I’m sorry

I’m sorry wasn’t there when you passed away. I know you kept telling me you were scared to be alone and asked if I could spend the night at the hospital with you. I’m sorry I never did. I should have.

It’s been a month and two weeks since you passed away. Our siblings are somewhat okay.

Juan still blames himself. He thinks his bone marrow wasn’t good enough to safe you and therefore he’s not good enough either. But I’ve been trying to do fun stuff with him but I don’t know what 11 year olds like to do anymore.

Sofia just turned four. She keeps asking us to go to the hospital to see you. We keep telling her that your gone but she keeps asking. She has a whole container of candy for you from her birthday. She says she’s saving it so the both of you can share it.

Alisha well she’s not talking to anyone.

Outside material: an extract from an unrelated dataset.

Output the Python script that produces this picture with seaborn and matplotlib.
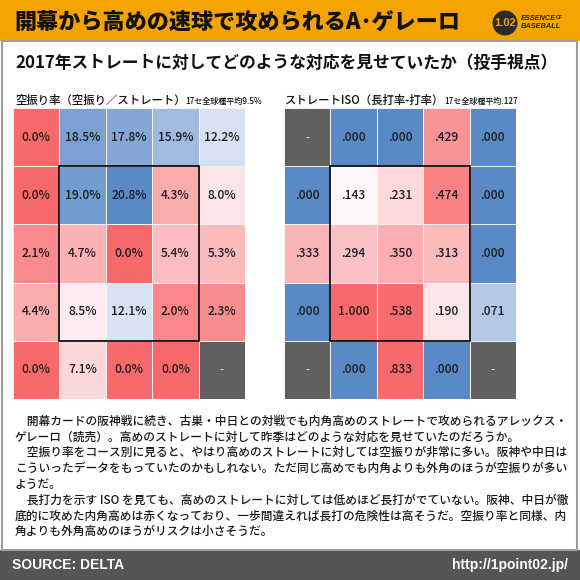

I try but nothing. Mom says it’s her teenage years doing it but I don’t know.

Mom and dad visit you weekly. Mom went back to the hospital the other week. They wouldn’t let her into your old room because they didn’t want her to get all well sad. You were dads favorite and he acts like he’s okay but we all know he goes to your tree everyday and cries.

Me well. I haven’t been able to go home or visit you. I’m sorry about that. Your niece Ava is a bully, eight month old bully yes she is. I have a cat. I wake up Ava and zeke every night to make sure they’re okay like I used to do with you.

I try talking to the family but no one really talks to me back. I guess I’ll always be the black sheep of the family. I miss you so much. You never made me feel left out.

I promise I’ll visit you on your birthday. I’ll bring a blue berry pie. You’ll be 18 soon or would have.